The most effective framework is not simply a dashboard project. It is an ERP modernization discipline that aligns business process optimization, workflow standardization, master data management, and enterprise architecture. For executive visibility, the reporting model must connect item, location, channel, vendor, promotion, inventory, order, return, and ledger data into a decision-ready structure. It must also support operational intelligence for daily execution and business intelligence for strategic planning. In modern environments, that usually means cloud ERP, API-first architecture, governed data pipelines, role-based access, and observability across integrations and reporting services.
For ERP partners, MSPs, cloud consultants, and enterprise decision makers, the opportunity is to move beyond report delivery toward a repeatable reporting operating model. That includes KPI ownership, data quality controls, security and compliance guardrails, and a roadmap for AI-assisted ERP capabilities such as anomaly detection, forecast support, and narrative insights.
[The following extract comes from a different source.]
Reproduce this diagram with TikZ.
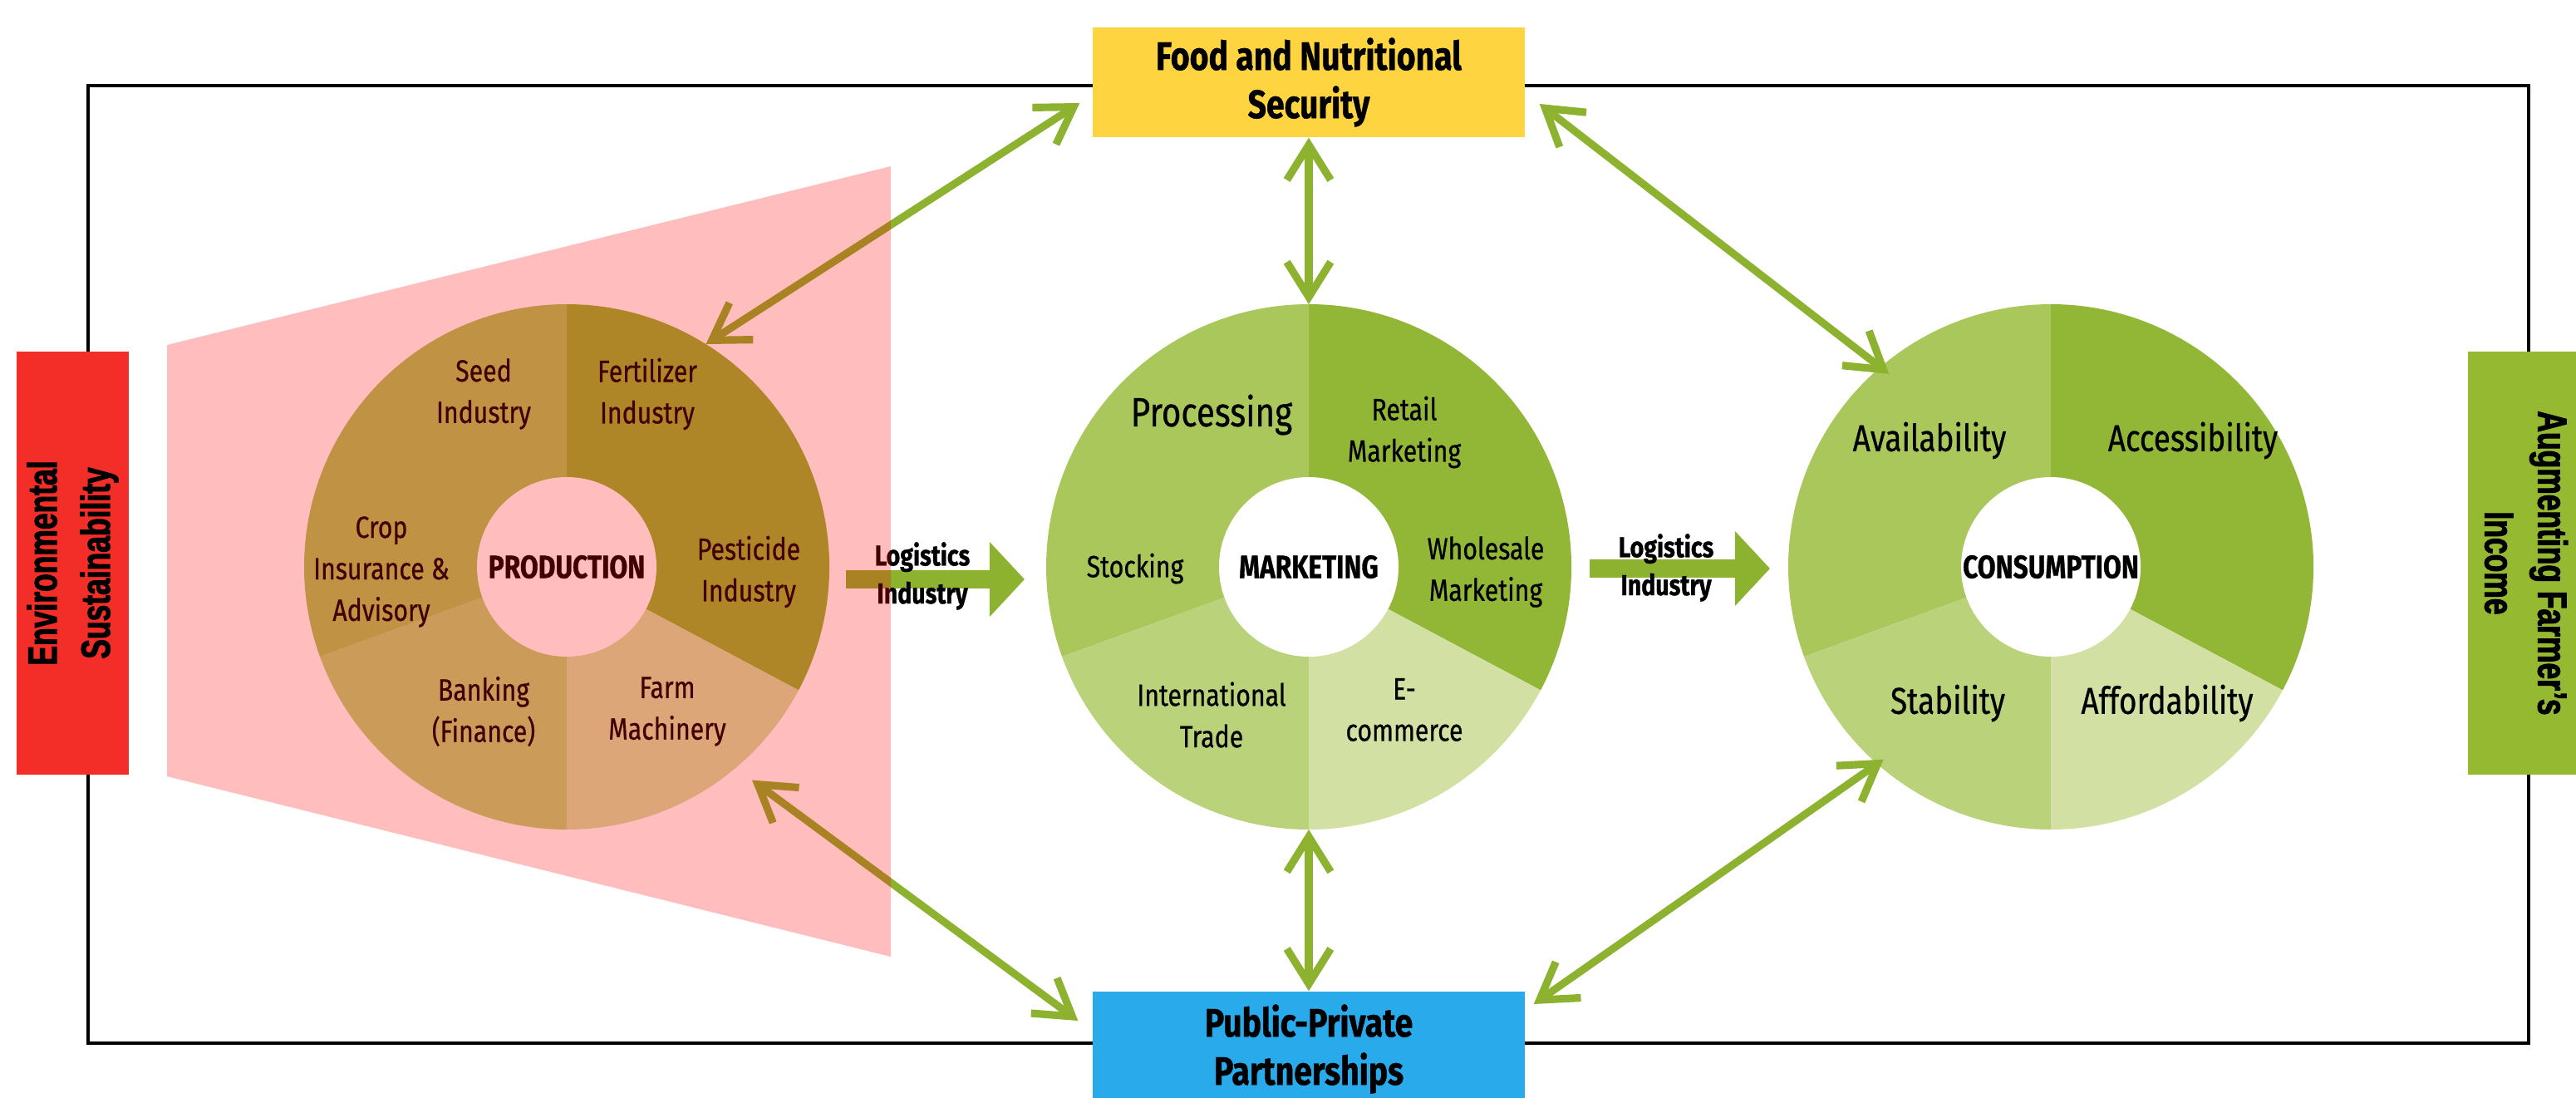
\documentclass[tikz,border=0pt]{standalone}
\usepackage{fontspec}
\setmainfont{Fira Sans}[FakeStretch=0.82, UprightFeatures={FakeBold=0.6}, BoldFeatures={FakeBold=0.8}]
\newfontfamily\sidefont{Liberation Sans}[FakeStretch=0.72, BoldFeatures={FakeBold=2}]
\usetikzlibrary{arrows.meta}

\definecolor{leafdark}{RGB}{146,182,54}
\definecolor{leafmid}{RGB}{170,199,92}
\definecolor{leaflight}{RGB}{186,210,122}
\definecolor{leafpale}{RGB}{210,225,163}
\definecolor{arrowgreen}{RGB}{140,178,48}
\definecolor{foodyellow}{RGB}{254,212,64}
\definecolor{pppblue}{RGB}{40,170,235}
\definecolor{envred}{RGB}{243,45,40}
\definecolor{incomegreen}{RGB}{150,185,50}

\begin{document}
\begin{tikzpicture}[x=0.1mm, y=0.1mm,
                    every node/.style={align=center, inner sep=0pt},
                    seglabel/.style={font=\fontsize{10.5}{14.2}\selectfont},
                    biglabel/.style={font=\fontsize{12.8}{15}\selectfont},
                    hub/.style={circle,
                      fill=white,
                      minimum size=21.6mm,
                      font=\bfseries\fontsize{11}{13}\selectfont},
                    goalbox/.style={rectangle,
                      minimum width=52mm,
                      font=\bfseries\fontsize{13.6}{16.5}\selectfont},
                    sidebox/.style={rectangle,
                      minimum width=50.9mm,
                      font=\sidefont\bfseries\fontsize{14}{18.2}\selectfont},
                    biarrow/.style={draw=arrowgreen, line width=2.6pt,
                      {Straight Barb[length=12pt,width=15pt]}-{Straight Barb[length=12pt,width=15pt]}},
                    logarrow/.style={draw=arrowgreen, line width=6pt,
                      -{Triangle[length=12pt,width=25pt]}},
                    loglabel/.style={font=\bfseries\fontsize{9.9}{13}\selectfont}]
\useasboundingbox (0,0) rectangle (3100,1320);
\draw[line width=1.4pt] (106,65) rectangle (3043,1217);

\node[sidebox, fill=envred, minimum height=13.5mm, rotate=90] (env) at (87.5,642.5) {Environmental\\Sustainability};
\node[sidebox, fill=incomegreen, minimum height=14mm, rotate=-90] (income) at (3040,642.5) {Augmenting Farmer’s\\Income};
\node[goalbox, fill=foodyellow, minimum height=13.2mm] (food) at (1575,1221) {Food and Nutritional\\Security};
\node[goalbox, fill=pppblue, minimum height=13.8mm] (ppp) at (1575,58) {Public-Private\\Partnerships};

\foreach \hubc in {(682,638), (1575,638), (2468,638)}
  \foreach \a/\b/\col in {-28/90/leafdark, 90/200/leafmid, 200/270/leaflight, 270/332/leafpale}
    \fill[\col] \hubc -- ++(\a:316) arc[start angle=\a, end angle=\b, radius=316] -- cycle;

\node[hub] (prod) at (682,638) {PRODUCTION};
\node[hub] (mkt) at (1575,638) {MARKETING};
\node[hub] (cons) at (2468,638) {\raisebox{-2mm}{CONSUMPTION}};

\node[seglabel] (seed) at (582,846) {Seed\\Industry};
\node[seglabel] (fert) at (779,846) {Fertilizer\\Industry};
\node[seglabel] (pest) at (901,632) {Pesticide\\Industry};
\node[seglabel] (farm) at (803,464) {Farm\\Machinery};
\node[seglabel] (bank) at (582,464) {Banking\\(Finance)};
\node[seglabel] (crop) at (459,632) {Crop\\Insurance \&\\Advisory};

\node[font=\fontsize{14}{16}\selectfont] (proc) at (1458,821) {Processing};
\node[seglabel] (retail) at (1690,800) {Retail\\Marketing};
\node[seglabel] (whole) at (1788,632) {Wholesale\\Marketing};
\node[seglabel] (ecom) at (1690,466) {E-\\commerce};
\node[seglabel] (intl) at (1458,460) {International\\Trade};
\node[seglabel] (stock) at (1366,636) {Stocking};

\node[biglabel] (avail) at (2322,790) {Availability};
\node[biglabel] (access) at (2639,790) {Accessibility};
\node[biglabel] (stab) at (2344,474) {Stability};
\node[biglabel] (afford) at (2608,474) {Affordability};

\draw[biarrow] ([shift={(-15,-25)}]food.west) -- ([shift={(58:316)}]prod.center);
\draw[biarrow] (food.south) -- ([shift={(90:316)}]mkt.center);
\draw[biarrow] ([shift={(17,-26)}]food.east) -- ([shift={(130:303)}]cons.center);
\draw[biarrow] ([shift={(-17,34)}]ppp.west) -- ([shift={(-49:340)}]prod.center);
\draw[biarrow] (ppp.north) -- ([shift={(-90:316)}]mkt.center);
\draw[biarrow] ([shift={(10,54)}]ppp.east) -- ([shift={(-131:307)}]cons.center);

\coordinate (lgA) at (1018,623);
\coordinate (lgB) at (1233,623);
\coordinate (lgC) at (1913,636);
\coordinate (lgD) at (2130,636);
\draw[logarrow] (lgA) -- (lgB);
\draw[logarrow] (lgC) -- (lgD);
\node[loglabel] (lg1) at (1110,627) {Logistics\\Industry};
\node[loglabel] (lg2) at (2005,637) {Logistics\\Industry};

\fill[red, opacity=0.26] (201,905) -- (1072,1120) -- (1072,169) -- (201,386) -- cycle;
\end{tikzpicture}
\end{document}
SysGenPro is relevant in this context as a partner-first White-label ERP Platform and Managed Cloud Services provider that can help channel partners package modernization, hosting, governance, and reporting enablement without forcing a direct-to-customer model.
Why do retail executives need a reporting framework instead of more dashboards?
Dashboards answer isolated questions. Frameworks define how the organization will answer recurring executive questions consistently. In retail, that distinction matters because merchandising and finance often use different calendars, hierarchies, cost assumptions, and definitions of profitability. One team may report gross margin after markdowns but before freight allocation, while another reports margin after landed cost and inventory adjustments. Both can be technically correct and still create executive confusion.
A reporting framework establishes common business definitions, reporting cadences, escalation paths, and decision rights. It clarifies which metrics are operational, which are financial, and which require reconciliation between the two. It also determines whether reporting is intended for daily intervention, weekly trading reviews, monthly close, board reporting, or strategic planning. Without that structure, retailers end up debating numbers instead of acting on them.
The executive questions the framework must answer
- Where is margin improving or eroding by category, channel, location, and vendor, and what operational drivers explain the change?
- How much inventory is productive, at risk, overstocked, or constrained, and what is the working capital impact?
- Which promotions, markdowns, and assortment decisions are creating profitable demand versus revenue without margin quality?
- How do sales, returns, fulfillment, and shrink affect financial performance and forecast accuracy across entities and periods?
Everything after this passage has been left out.